David Benioff is an unlikely bouncer. Standing at the entrance to the AMC cinema on 42nd Street in New York, with a tangle of thick, curly hair, and a sharp, aquiline nose, he looks too skinny to menace a Chihuahua, let alone the two Samoan bodybuilders he once threw out of a club in San Francisco.

''They were beating the crap out of some

little guy, and I realised that, if they wanted, they could beat me to a pulp,'' he recalls. ''By and large, though, you're just sitting on a stool watching the clock turn. It was kind of like what soldiers say about war: long periods of boredom punctuated by brief bouts of extreme terror.''

His days as a bouncer might be over, but echoes of them surface in 25th Hour, a new film by Spike Lee based on Benioff's novel and screenplay. One crucial scene near the end, in particular, feels like an out-take from Fight Club, whose director David Fincher, coincidentally, is involved in another film by the writer.

These are heady days for the 32-year-old author who spent his itinerant years writing novels and reading rejection slips. Two sprawling books were each turned down by more than 30 publishers; his third, 25th Hour, fared slightly better. It got only 15 rejections before a small New York publisher agreed to put it out. That was when Benioff Got Lucky.

Getting Lucky means having rising Hollywood star Tobey Maguire option your book, and commission you to write the script. It means that when Maguire drops out to make Spiderman, Edward Norton takes his place. It means that suddenly everyone wants a piece of you. As well as a thriller for David Fincher, and a true-life tale of Miami nightlife for

Kimberly Peirce, who directed Boys Don't Cry, there is a thriller for Marc Forster, of Monster's Ball fame, and adaptations of

Hemingway's For Whom the Bell Tolls, and Homer's The Iliad, staring Brad Pitt. And still the calls keep coming.

With little fanfare, Benioff has become the busiest screenwriter in town: for proof of his arrival, look no further than his entry in

People magazine's celebrated list of America's 50 Top Bachelors, which shows our man

sitting at the edge of a pool, dressed in standard-issue black. For the record, his competitors include the holy trinity of George Clooney, Russell Crowe and Ben Affleck (before he met J-Lo).
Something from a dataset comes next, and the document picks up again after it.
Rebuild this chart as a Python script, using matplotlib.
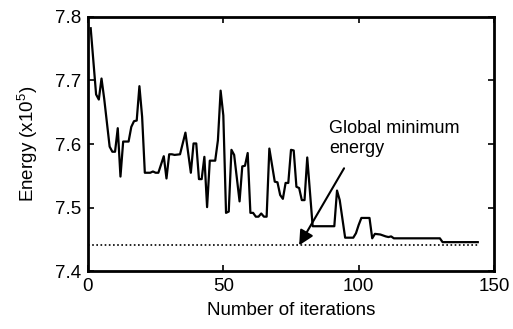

Not bad for someone who was

bouncing Samoan bodybuilders and working as a radio DJ in Moose, Wyoming, just a few years ago.
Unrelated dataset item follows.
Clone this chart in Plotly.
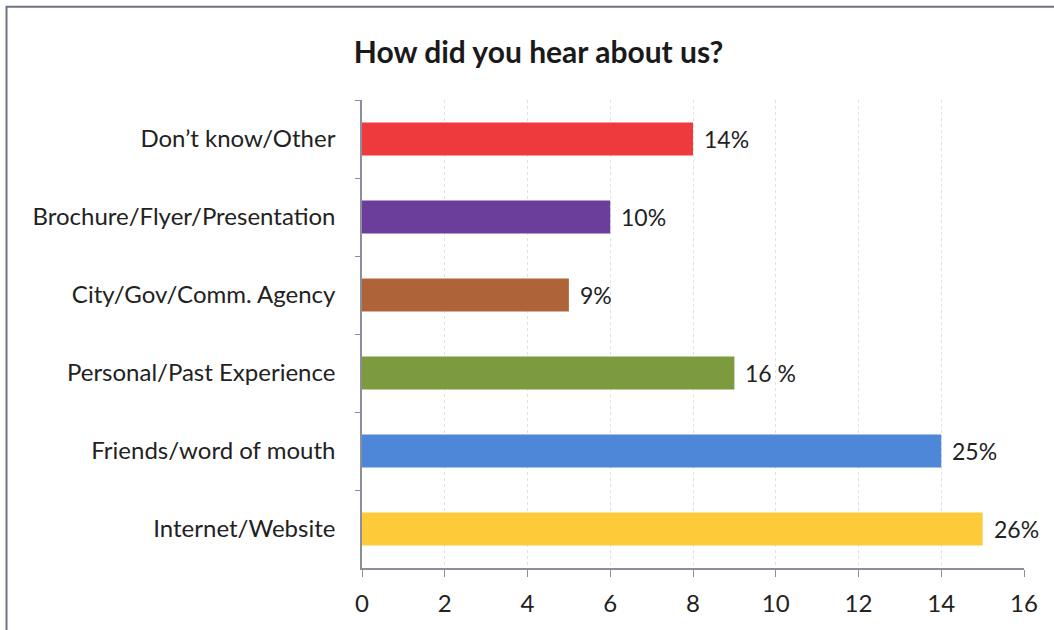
import plotly.graph_objects as go

categories = ["Don\u2019t know/Other", "Brochure/Flyer/Presentation", "City/Gov/Comm. Agency",
              "Personal/Past Experience", "Friends/word of mouth", "Internet/Website"]
counts = [8, 6, 5, 9, 14, 15]
pct_labels = ["14%", "10%", "9%", "16 %", "25%", "26%"]
colors = ["#EE3A3C", "#6B3E9B", "#AE6438", "#7C9A3E", "#4E86D8", "#FDCB3A"]
x_ticks = [0, 2, 4, 6, 8, 10, 12, 14, 16]

FONT = "Lato"

fig = go.Figure()
fig.add_trace(go.Bar(
    y=categories, x=counts, orientation="h",
    marker=dict(color=colors, line=dict(width=0)),
    width=0.42, hoverinfo="skip", cliponaxis=False,
))

for c, v, t in zip(categories, counts, pct_labels):
    fig.add_annotation(x=v, y=c, text=t, showarrow=False, xanchor="left",
                       xshift=9, font=dict(family=FONT, size=23, color="#222222"))

fig.add_shape(type="rect", xref="paper", yref="paper", x0=-0.537, x1=1.2, y0=-0.3, y1=1.199,
              line=dict(color="#6E7386", width=2), fillcolor="rgba(0,0,0,0)", layer="below")

fig.update_layout(
    width=1054, height=630,
    margin=dict(l=362, r=30, t=100, b=62),
    paper_bgcolor="white", plot_bgcolor="white",
    showlegend=False,
    title=dict(text="<b>How did you hear about us?</b>", x=0.511, xanchor="center", xref="container",
               y=1 - 52/630, yref="container", yanchor="middle",
               font=dict(family=FONT, size=30, color="#1a1a1a")),
    font=dict(family=FONT, color="#222222"),
)

fig.update_xaxes(range=[0, 16], tickvals=x_ticks, ticktext=[str(v) for v in x_ticks],
                 showgrid=True, gridcolor="#E2E2E2", griddash="dot", gridwidth=1,
                 showline=True, linecolor="#8A8F9A", linewidth=1.5,
                 ticks="outside", ticklen=7, tickcolor="#8A8F9A",
                 tickfont=dict(family=FONT, size=24, color="#222222"), zeroline=False,
                 ticklabelstandoff=6, fixedrange=True)
fig.update_yaxes(autorange="reversed", showline=True, linecolor="#8A8F9A", linewidth=1.5,
                 ticks="outside", ticklen=5, tickcolor="#8A8F9A", tickson="boundaries",
                 tickfont=dict(family=FONT, size=24, color="#222222"), ticklabelstandoff=20,
                 showgrid=False, fixedrange=True)

fig.write_html("out.html", config={"displayModeBar": False},
               post_script="document.body.style.margin='0';document.body.style.overflow='hidden';")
Suddenly the distance between where David Benioff is, and where he wants to be, has narrowed. It is as if an odd-jobbing slacker went to bed in Moose and woke up in Beverley Hills, with a three-book deal from Viking, and movie projects left, right and centre. His most recent script sold for $1.8m, causing ''jaws to drop'' according to the industry bible, Variety, and making him eligible for a 90210 zip code, requisite pool and a guard dog called Murphy. After years of standing outside nightclubs in cheap tuxedoes, he smells like success, and it smells good.
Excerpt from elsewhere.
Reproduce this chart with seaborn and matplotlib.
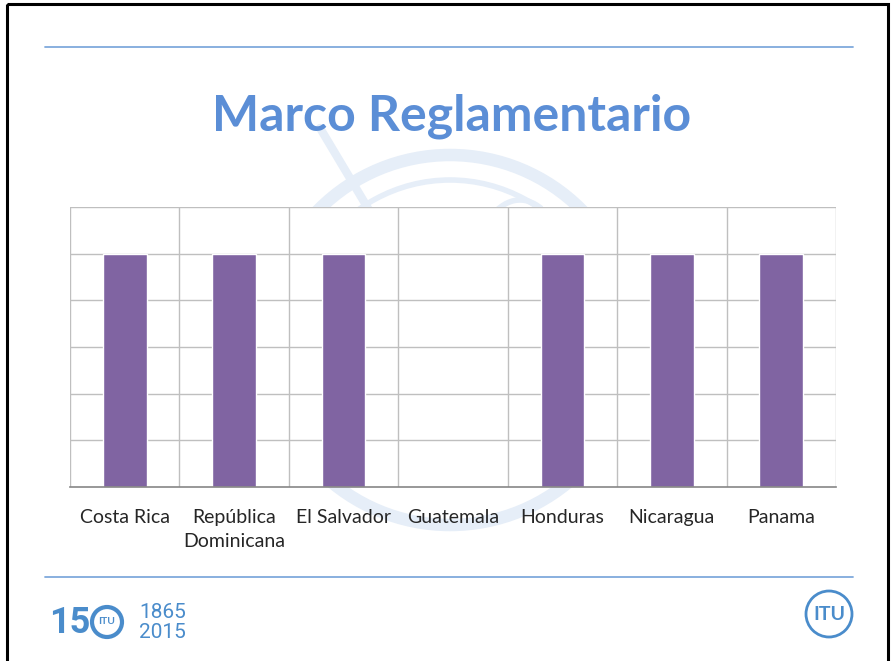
import numpy as np
import pandas as pd
import matplotlib
matplotlib.use("Agg")
import matplotlib.pyplot as plt
import seaborn as sns
from matplotlib.patches import Rectangle, Circle, Arc

# datos
paises = ["Costa Rica", "República\nDominicana", "El Salvador", "Guatemala",
          "Honduras", "Nicaragua", "Panama"]
valores = [5, 5, 5, 0, 5, 5, 5]
titulo = "Marco Reglamentario"

df = pd.DataFrame({"pais": paises, "valor": valores})

sns.set_style("white")
plt.rcParams['font.family'] = ['Lato', 'DejaVu Sans']

W, H = 892, 661
fig = plt.figure(figsize=(W / 100, H / 100), dpi=100)

# capa de fondo en pixeles (marco, lineas, marca de agua)
bg = fig.add_axes([0, 0, 1, 1], zorder=-1)
bg.set_xlim(0, W)
bg.set_ylim(H, 0)
bg.axis("off")

bg.add_patch(Rectangle((7, 4), 881, H + 10, fill=False, edgecolor="black", linewidth=2.2))
for yy in [47, 577]:
    bg.plot([45, 853], [yy, yy], color="#7FA9DC", linewidth=1.3)

# globo de fondo (eje y invertido -> angulos 180..360 arriba)
wm = "#E6EEF8"
bg.add_patch(Circle((450, 340), 185, fill=False, edgecolor=wm, linewidth=9))
bg.add_patch(Arc((450, 345), 320, 330, theta1=215, theta2=325, color=wm, linewidth=4))
bg.add_patch(Arc((520, 330), 120, 260, theta1=190, theta2=280, color=wm, linewidth=4))
bg.plot([320, 372], [128, 215], color=wm, linewidth=6)

# titulo
bg.text(452, 116, titulo, ha="center", va="center", fontsize=36,
        fontweight="bold", color="#5B8ED6")

# grafico
ax = fig.add_axes([70 / W, 1 - 487 / H, (836 - 70) / W, (487 - 207) / H])
ax.set_facecolor("white")
sns.barplot(data=df, x="pais", y="valor", color="#8064A2", width=0.4,
            saturation=1, ax=ax)
ax.set_xlim(-0.5, len(paises) - 0.5)
ax.set_ylim(0, 6)
ax.set_yticks(range(1, 6))
ax.set_yticklabels([])
ax.tick_params(axis="y", length=0)
ax.yaxis.grid(True, color="#BFBFBF", linewidth=1)
ax.set_xticks(np.arange(-0.5, len(paises), 1), minor=True)
ax.xaxis.grid(True, which="minor", color="#BFBFBF", linewidth=1)
ax.tick_params(axis="x", which="minor", length=6, color="#BFBFBF", width=1, direction="out")
ax.tick_params(axis="x", which="major", length=0, pad=16, labelsize=14)
ax.set_axisbelow(True)
for lab in ax.get_xticklabels():
    lab.set_linespacing(1.5)
ax.set_xlabel("")
ax.set_ylabel("")
for s in ["top", "right", "left"]:
    ax.spines[s].set_visible(False)
ax.spines["bottom"].set_color("#868686")
ax.spines["bottom"].set_linewidth(1.2)
ax.axhline(6, color="#BFBFBF", linewidth=1)

# logos ITU
fg = fig.add_axes([0, 0, 1, 1], zorder=5)
fg.set_xlim(0, W)
fg.set_ylim(H, 0)
fg.axis("off")
azul = "#4A8CCB"
fg.text(49, 623, "15", ha="left", va="center", fontsize=26, fontweight="bold",
        color=azul, family=["Roboto", "DejaVu Sans"])
fg.add_patch(Circle((107, 622), 15, fill=False, edgecolor=azul, linewidth=3))
fg.text(107, 622, "ITU", ha="center", va="center", fontsize=7.5, fontweight="bold", color=azul)
fg.text(139, 612, "1865", ha="left", va="center", fontsize=15, color=azul,
        family=["Roboto", "DejaVu Sans"])
fg.text(139, 632, "2015", ha="left", va="center", fontsize=15, color=azul,
        family=["Roboto", "DejaVu Sans"])

fg.add_patch(Circle((829, 614), 23, fill=False, edgecolor=azul, linewidth=2))
fg.text(829, 615, "ITU", ha="center", va="center", fontsize=14, fontweight="bold", color=azul)

fig.savefig("out.png", dpi=100, facecolor="white")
Now the Top 50 Bachelor stands outside the AMC cinema, in his big Dr Who scarf and Pumas, as the crowds swirl around him in the rush and tumult of a Saturday afternoon. Even with a streaming cold, Benioff cuts a dashing figure, and this combined with his prodigious success is a sure recipe for envy. Mine. But then - this is the thing about Benioff - he is so down-to-earth and unspoiled by his success as to make his good fortune feel like yours.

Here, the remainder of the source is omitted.